Fonctions logarithmes, exponentielles et puissances

Détermination de \(n\), pente de la droite représentative de \(\log \arrowvert I \arrowvert = f ( \log \arrowvert V \arrowvert)\)

\(\left.\begin{array}{lll} \log \arrowvert I_{1} \arrowvert = n \log \arrowvert V_{1}\arrowvert + \log k \\ \log \arrowvert I_{2} \arrowvert = n \log \arrowvert V_{2}\arrowvert + \log k \end{array}\right\}\)

donc

\(n = \frac{\log I_{2} - \log I_{1}}{\log V_{2} - \log V_{1}} = \frac{\log\left(\frac{I_{2}}{I_{1}}\right)}{\log\left(\frac{V_{2}}{V_{1}}\right)}\) ( 2 points )

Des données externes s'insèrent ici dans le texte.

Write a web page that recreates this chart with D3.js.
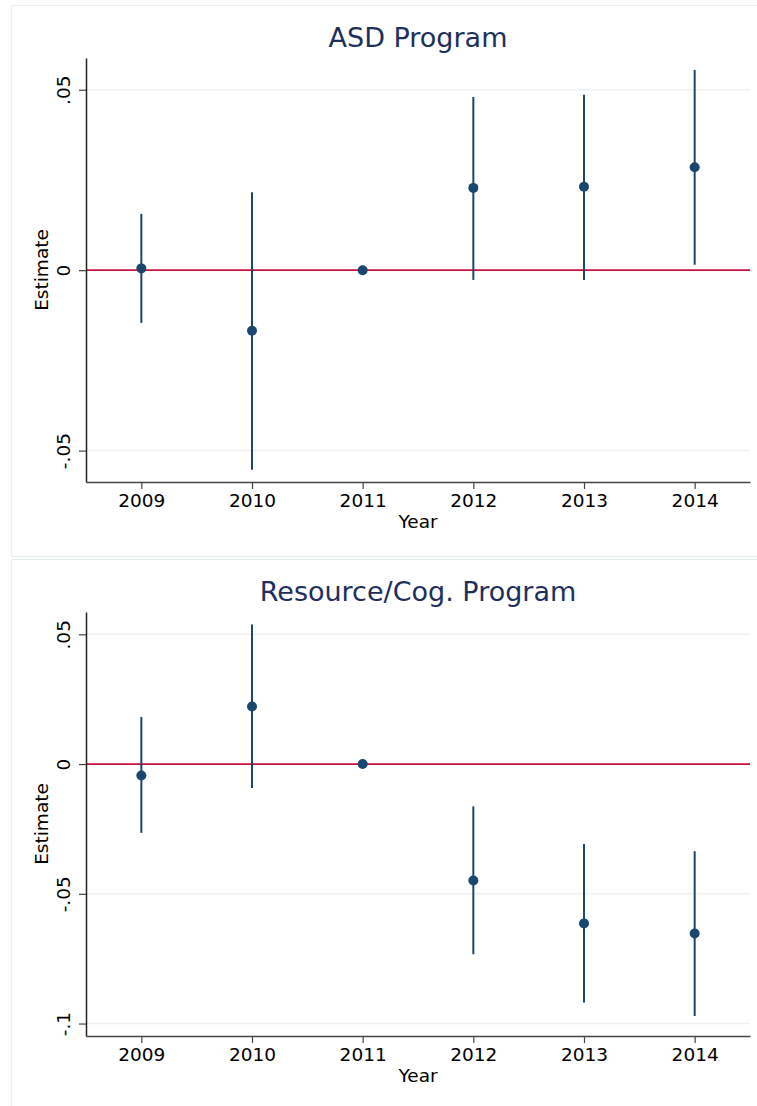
<!DOCTYPE html>
<html>
<head>
<meta charset="utf-8">
<script src="https://cdn.jsdelivr.net/npm/d3@7"></script>
<style>
  body { margin: 0; background: #fff; }
  svg text { font-family: "DejaVu Sans", sans-serif; }
</style>
</head>
<body>
<div id="chart"></div>
<script>
// Event-study estimates
const years = [2009, 2010, 2011, 2012, 2013, 2014];

const asdEst = [0.0005, -0.0168, 0, 0.0228, 0.0231, 0.0285];
const asdLo  = [-0.0146, -0.0553, 0, -0.0027, -0.0027, 0.0015];
const asdHi  = [0.0156, 0.0216, 0, 0.0480, 0.0486, 0.0555];

const resEst = [-0.0044, 0.0222, 0, -0.0449, -0.0614, -0.0653];
const resLo  = [-0.0265, -0.0092, 0, -0.0733, -0.0919, -0.0971];
const resHi  = [0.0181, 0.0538, 0, -0.0163, -0.0308, -0.0336];

const asdTicks = [-0.05, 0, 0.05];
const asdTickLabels = ["-.05", "0", ".05"];
const resTicks = [-0.1, -0.05, 0, 0.05];
const resTickLabels = ["-.1", "-.05", "0", ".05"];

const W = 757, H = 1106;
const navy = "#1a476f";

const svg = d3.select("#chart")
    .append("svg")
    .attr("width", W)
    .attr("height", H);

function drawPanel(top, title, est, lo, hi, yDomain, ticks, tickLabels) {
    const margin = {left: 86, top: 53},
          width = 664,
          height = 424;

    const panel = svg.append("g").attr("transform", `translate(0,${top})`);

    // panel frame
    panel.append("rect")
        .attr("x", 11.5).attr("y", 0.5)
        .attr("width", 760).attr("height", 551)
        .attr("fill", "none")
        .attr("stroke", "#e8eff1")
        .attr("stroke-width", 1.2);

    // title
    panel.append("text")
        .attr("x", margin.left + width / 2)
        .attr("y", 42)
        .attr("text-anchor", "middle")
        .style("font-size", "27px")
        .attr("fill", "#1e2f5c")
        .text(title);

    const g = panel.append("g").attr("transform", `translate(${margin.left},${margin.top})`);

    const x = d3.scaleLinear().domain([2008.5, 2014.5]).range([0, width]);
    const y = d3.scaleLinear().domain(yDomain).range([height, 0]);

    // gridlines
    g.selectAll("line.grid")
        .data(ticks)
        .enter().append("line")
        .attr("x1", 0).attr("x2", width)
        .attr("y1", d => y(d)).attr("y2", d => y(d))
        .attr("stroke", "#eaf2f3")
        .attr("stroke-width", 1.5);

    // zero reference line
    g.append("line")
        .attr("x1", 0).attr("x2", width)
        .attr("y1", y(0)).attr("y2", y(0))
        .attr("stroke", "#cc1040")
        .attr("stroke-width", 1.8);

    const rows = years.map((yr, i) => ({yr, est: est[i], lo: lo[i], hi: hi[i]}));

    // confidence intervals
    g.selectAll("line.ci")
        .data(rows.filter(d => d.lo !== d.hi))
        .enter().append("line")
        .attr("x1", d => x(d.yr)).attr("x2", d => x(d.yr))
        .attr("y1", d => y(d.lo)).attr("y2", d => y(d.hi))
        .attr("stroke", navy)
        .attr("stroke-width", 2);

    // point estimates
    g.selectAll("circle")
        .data(rows)
        .enter().append("circle")
        .attr("cx", d => x(d.yr))
        .attr("cy", d => y(d.est))
        .attr("r", 5)
        .attr("fill", navy);

    // y axis
    const yAxis = g.append("g")
        .call(d3.axisLeft(y).tickValues(ticks)
            .tickFormat((d, i) => tickLabels[i])
            .tickSize(7).tickSizeOuter(0));
    yAxis.select(".domain").attr("stroke", "#222").attr("stroke-width", 1.5);
    yAxis.selectAll(".tick line").attr("stroke", "#444").attr("stroke-width", 1.2);
    yAxis.selectAll(".tick text")
        .attr("transform", "rotate(-90)")
        .attr("x", 0).attr("y", -16).attr("dy", 0)
        .attr("text-anchor", "middle")
        .attr("fill", "#000")
        .style("font-size", "18.5px");

    // x axis
    const xAxis = g.append("g")
        .attr("transform", `translate(0,${height})`)
        .call(d3.axisBottom(x).tickValues(years)
            .tickFormat(d3.format("d"))
            .tickSize(7).tickSizeOuter(0));
    xAxis.select(".domain").attr("stroke", "#444").attr("stroke-width", 1.5);
    xAxis.selectAll(".tick line").attr("stroke", "#444").attr("stroke-width", 1.2);
    xAxis.selectAll(".tick text")
        .attr("y", 12)
        .attr("fill", "#000")
        .style("font-size", "18.5px");

    // axis titles
    g.append("text")
        .attr("x", width / 2)
        .attr("y", height + 46)
        .attr("text-anchor", "middle")
        .style("font-size", "18.5px")
        .text("Year");

    g.append("text")
        .attr("transform", "rotate(-90)")
        .attr("x", -height / 2)
        .attr("y", -38)
        .attr("text-anchor", "middle")
        .style("font-size", "18.5px")
        .text("Estimate");
}

drawPanel(5, "ASD Program", asdEst, asdLo, asdHi, [-0.0587, 0.0588], asdTicks, asdTickLabels);
drawPanel(559, "Resource/Cog. Program", resEst, resLo, resHi, [-0.1048, 0.0586], resTicks, resTickLabels);
</script>
</body>
</html>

\(= \frac{\log\left(\frac{\mathrm{7,29}}{\mathrm{0,27}}\right)}{\log\left(\frac{\mathrm{90}}{\mathrm{30}}\right)}\)

\(= 3\) ( 2 points )

d'où

\(\begin{array}{lll}\log k &= \log I_{2} - n \log V_{2} \\ &= \log 7,29 - 3 \log 90 \\ &= - 5 \end{array}\) ( 2 points )

\(\Rightarrow k = 10^{-5} \textrm{ mAV}^{-3}\) ( 2 points )